On February 20, 2002, a group of prisoners with mental illness and/or intellectual disabilities incarcerated at Phillips State Prison filed a 42 U.S.C. §1983 class action lawsuit against the Georgia Department of Corrections and Phillips State Prison in the U.S. District Court for the Northern District of Georgia (Atlanta Division). Plaintiffs alleged that they were subject to physical, mental, and sexual abuse, excessive use of force, improper and prolonged placement in administrative and disciplinary segregation, and an on-going risk of suicide, self-injury, and death, in violation of the Eighth and Fourteenth Amendments to the U.S. Constitution, the Rehabilitation Act, 29 U.S.C. § 794, and the Americans with Disabilities Act, 42 U.S.C. § 12131, et seq.
Plaintiffs sought to represent a class of "all individuals whose abilities to cope with the demands of life within the correctional environment are impaired or in need of monitoring due to mental illness and/or an intellectual disability, who are now or will be in the future incarcerated in Phillips State Prison." On March 21, 2003, the District Court (Judge Julie E. Carnes) denied, without prejudice, Plaintiffs' motion for class certification on grounds that the definition of the proposed class was too vague and indefinite to be workable and that Plaintiffs failed to meet the prerequisites of numerosity, commonality, typicality, and adequacy of representation. The court thereby severed the claims of each individual plaintiff, directing them to file individual complaints within thirty days of the court's Order.
The court specified that the individual claim of Plaintiff Lacoya Fluellen would continue to be maintained in the current action (styled Fluellen, et al. v. Wetherington, et al., 1:02-CV-479-JEC) but that Fluellen, like the other individual plaintiffs, would have to file an amended complaint within thirty days. The court further emphasized the its refusal to certify the class was without prejudice and that, if the plaintiffs could, in the future, more adequately define the proposed class, the court would again consider a motion for class certification.
Fluellen, however, feared for his safety at Phillips State Prison and wished to transfer out of the facility. (See Ralph v. Adams, Order [Denying Defendant's Motion to Dismiss], located in database at PC-GA-0013-0001.) Because he could not accept such transfer while the lawsuit was pending, Fluellen, on April 9, 2003, dismissed his claim without prejudice. The case was terminated on the same day.
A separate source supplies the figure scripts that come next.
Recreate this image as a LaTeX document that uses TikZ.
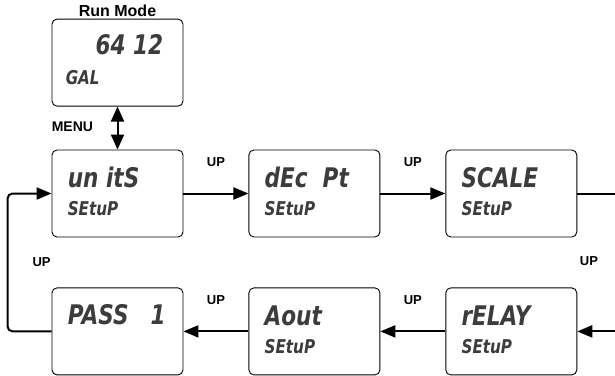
\documentclass[tikz,border=0pt]{standalone}
\usepackage{fontspec}
\setmainfont{Liberation Sans}
\newfontfamily\lcdfont{DejaVu Sans}[FakeStretch=0.8]
\usetikzlibrary{arrows.meta,positioning}
\definecolor{lcdgray}{RGB}{60,60,60}

\begin{document}
\begin{tikzpicture}[x=1pt, y=-1pt, node distance=65pt]
    \tikzset{
      lcdbox/.style={rectangle,rounded corners=5pt,draw=black,line width=0.9pt,minimum width=131pt,minimum height=87pt,inner sep=0pt},
      lcdbig/.style={anchor=base west,inner sep=0pt,text=lcdgray,font=\lcdfont\bfseries\itshape\fontsize{27}{30}\selectfont},
      lcdsmall/.style={lcdbig,font=\lcdfont\bfseries\itshape\fontsize{19}{22}\selectfont},
      uplabel/.style={inner sep=0pt,font=\bfseries\fontsize{13}{15}\selectfont},
      arrow/.style={-{Triangle[length=15pt,width=12pt]},line width=2pt},
      dblarrow/.style={{Triangle[length=15pt,width=13pt]}-{Triangle[length=15pt,width=13pt]},line width=2pt}
    }
    \useasboundingbox (0,0) rectangle (615,375);

    % displays
    \node[lcdbox] (units) at (117.5,193.5) {};
    \node[lcdbox,above=43pt of units] (run) {};
    \node[lcdbox,right=of units] (decpt) {};
    \node[lcdbox,right=of decpt] (scale) {};
    \node[lcdbox,below=50pt of units] (pass) {};
    \node[lcdbox,right=of pass] (aout) {};
    \node[lcdbox,right=of aout] (relay) {};

    % display texts
    \node[lcdbig,anchor=base east] (run-a) at ([shift={(-20pt,-36pt)}]run.north east) {64 12};
    \node[lcdsmall] (run-b) at ([shift={(14pt,-66pt)}]run.north west) {GAL};
    \node[lcdbig] (units-a) at ([shift={(16pt,-38pt)}]units.north west) {un itS};
    \node[lcdbig] (decpt-a) at ([shift={(16pt,-38pt)}]decpt.north west) {dEc~~Pt};
    \node[lcdbig] (scale-a) at ([shift={(16pt,-38pt)}]scale.north west) {SCALE};
    \node[lcdbig] (pass-a) at ([shift={(16pt,-37pt)}]pass.north west) {PASS\hspace{22pt}1};
    \node[lcdbig] (aout-a) at ([shift={(16pt,-38pt)}]aout.north west) {Aout};
    \node[lcdbig] (relay-a) at ([shift={(16pt,-38pt)}]relay.north west) {rELAY};
    \foreach \n in {units,decpt,scale,aout,relay}
      \node[lcdsmall] (\n-b) at ([shift={(16pt,-66pt)}]\n.north west) {SEtuP};

    % titles
    \node[inner sep=0pt,font=\bfseries\fontsize{16}{18}\selectfont,above=2pt of run] (runmode) {Run Mode};
    \node[inner sep=0pt,anchor=base west,font=\bfseries\fontsize{14}{16}\selectfont] (menu) at ([yshift=-25pt]run.south west) {MENU};

    % connectors
    \coordinate (rtop) at ([xshift=60pt]scale.east);
    \coordinate (rbot) at ([xshift=60pt]relay.east);
    \draw[dblarrow] (run) -- (units);
    \draw[arrow] (units) -- node[uplabel,above=26pt] (up1) {UP} (decpt);
    \draw[arrow] (decpt) -- node[uplabel,above=26pt] (up2) {UP} (scale);
    \draw[line width=2pt] (scale) -- (rtop);
    \draw[arrow] (rbot) -- (relay);
    \draw[arrow] (relay) -- node[uplabel,above=26pt] (up4) {UP} (aout);
    \draw[arrow] (aout) -- node[uplabel,above=26pt] (up5) {UP} (pass);
    \draw[arrow,rounded corners=5pt] (pass.west) -- ++(-44pt,0) |- node[pos=0.25,uplabel,right=24pt] (up6) {UP} (units.west);
    \node[uplabel,anchor=base] (up3) at (589,265) {UP};
\end{tikzpicture}
\end{document}
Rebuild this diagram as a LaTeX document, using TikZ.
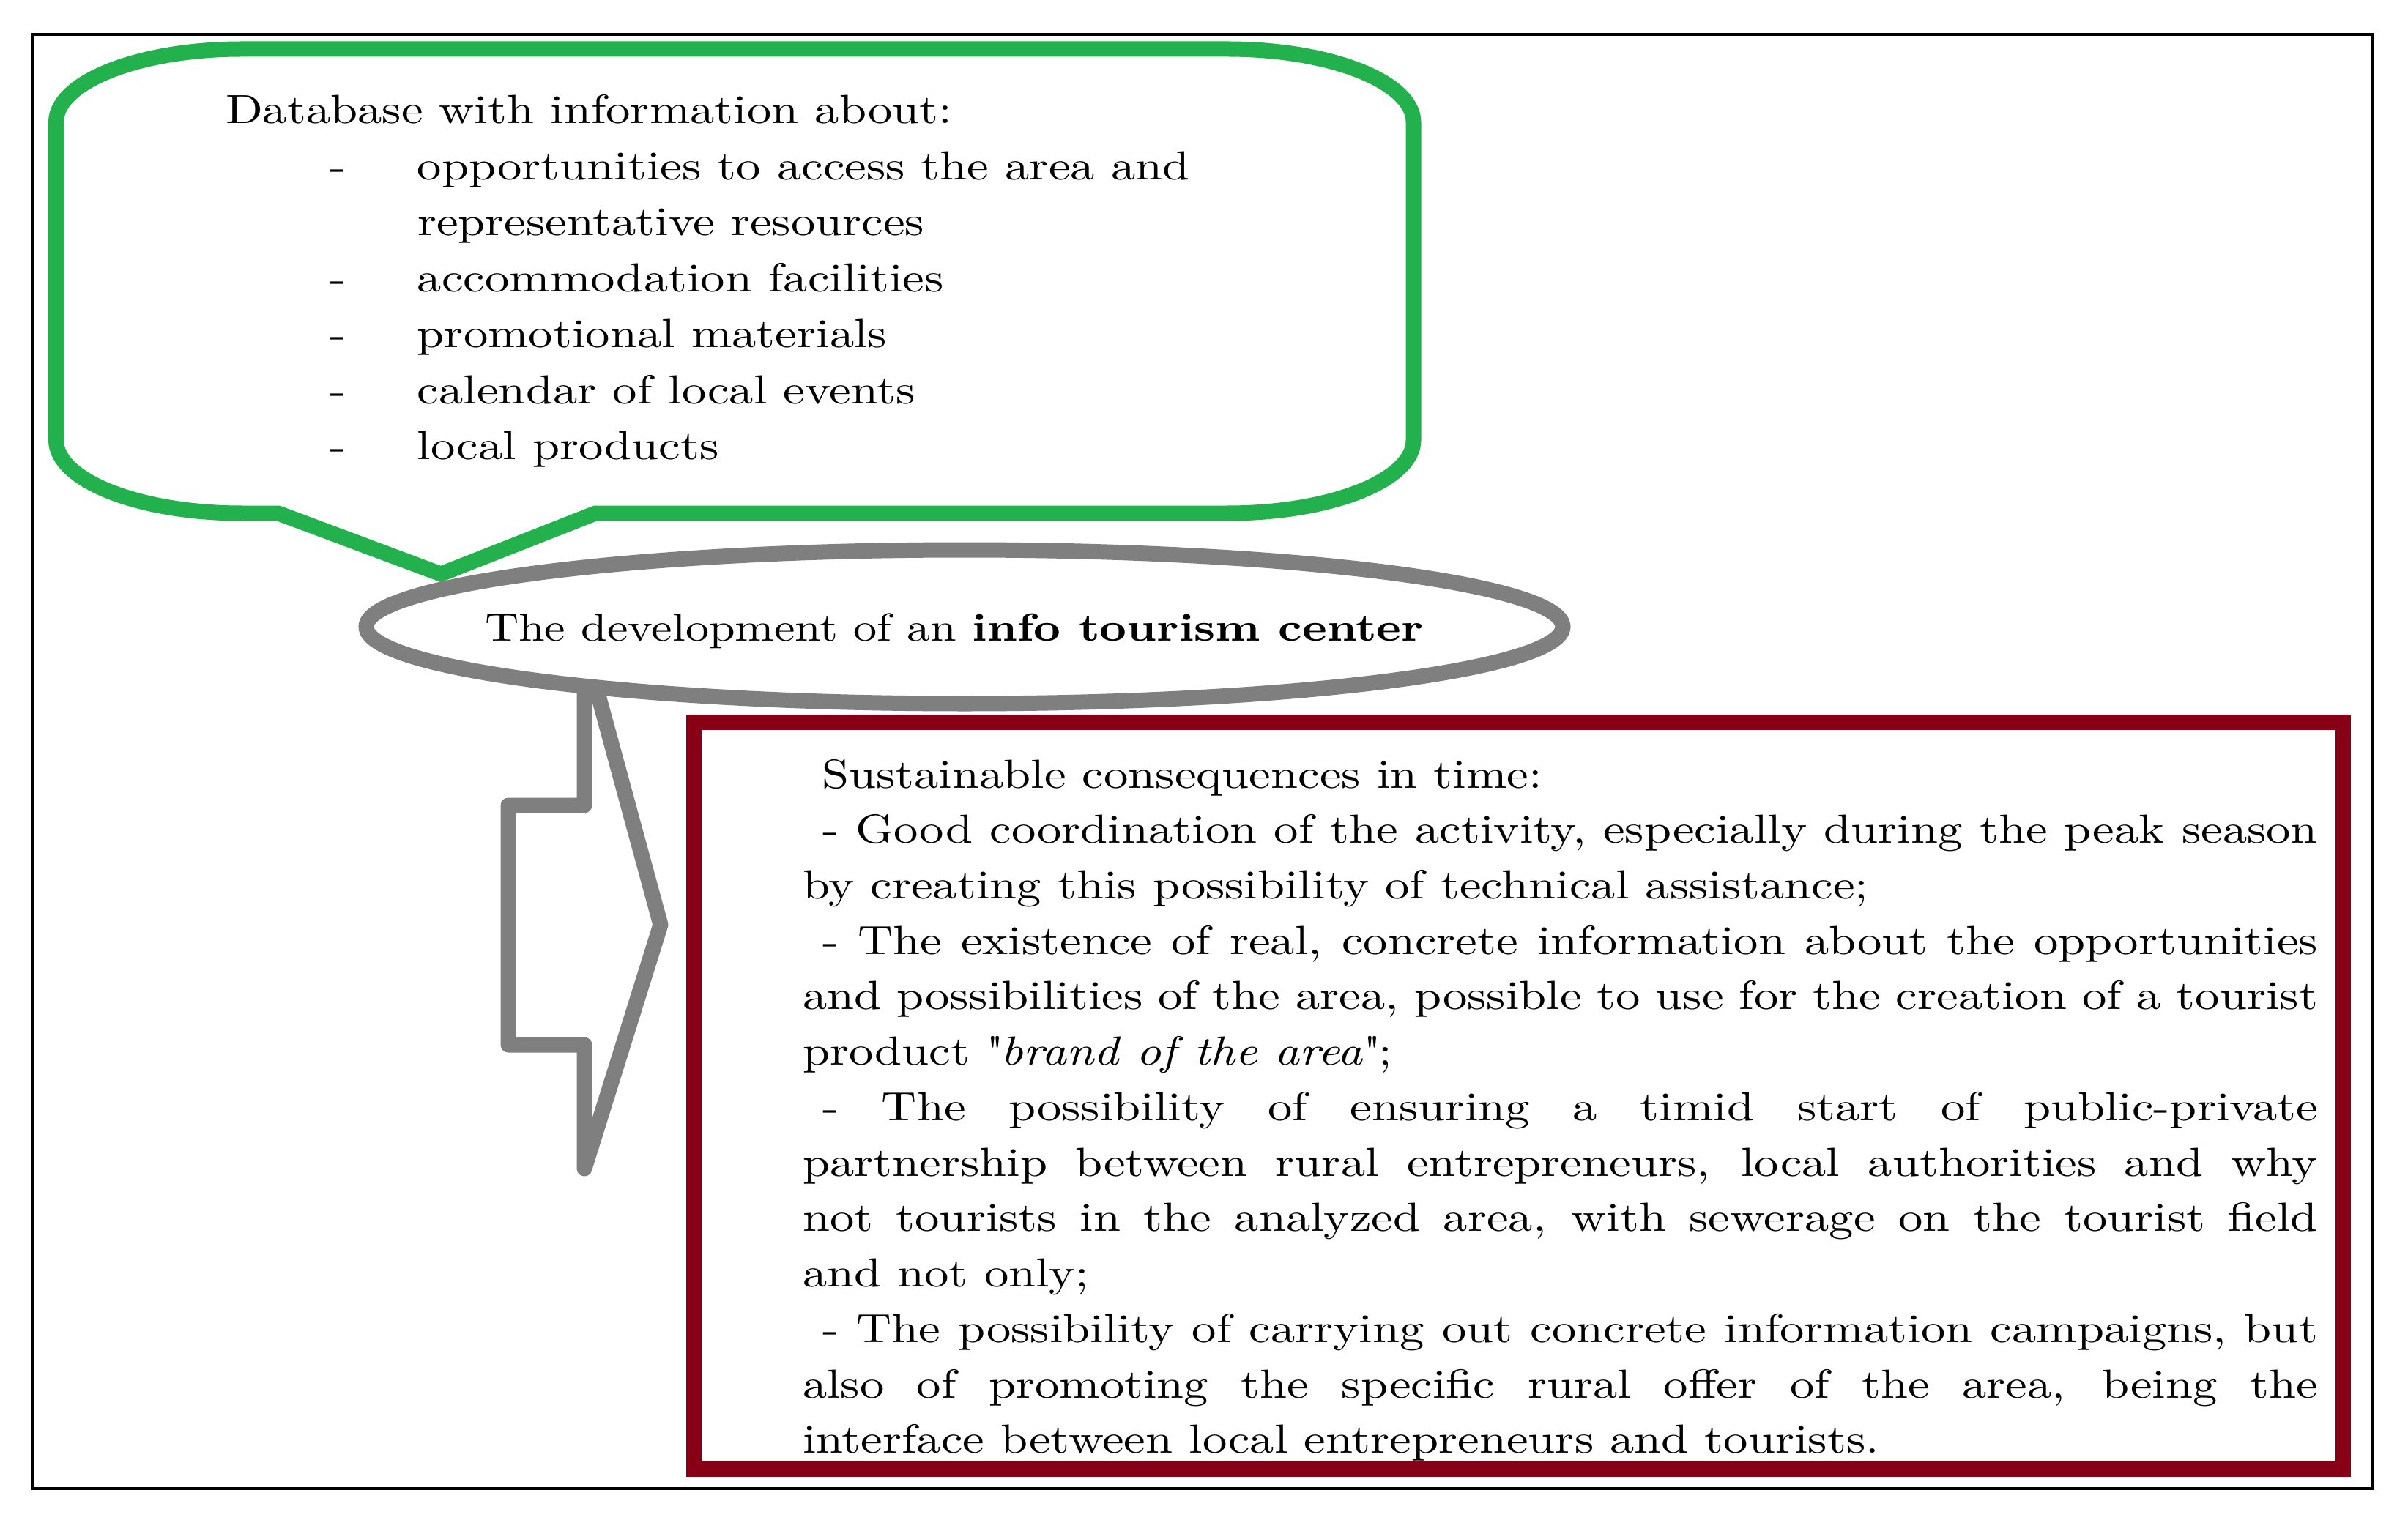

The District Court stated that, given the procedural posture, the voluntary dismissal by Fluellen meant that there was no longer any case. (See Ralph v. Adams, Order [Denying Defendant's Motion to Dismiss], located in database at PC-GA-0013-0001.) An amended class action complaint would thus have to be filed in the name of a different plaintiff. Consequently, Plaintiff's counsel chose Richard Ralph to be the named plaintiff in the purported class action and, on January 29, 2004, filed an amended class action complaint in the related case of Ralph v. Adams. Ralph v. Adams appears in our database as PC-GA-0013.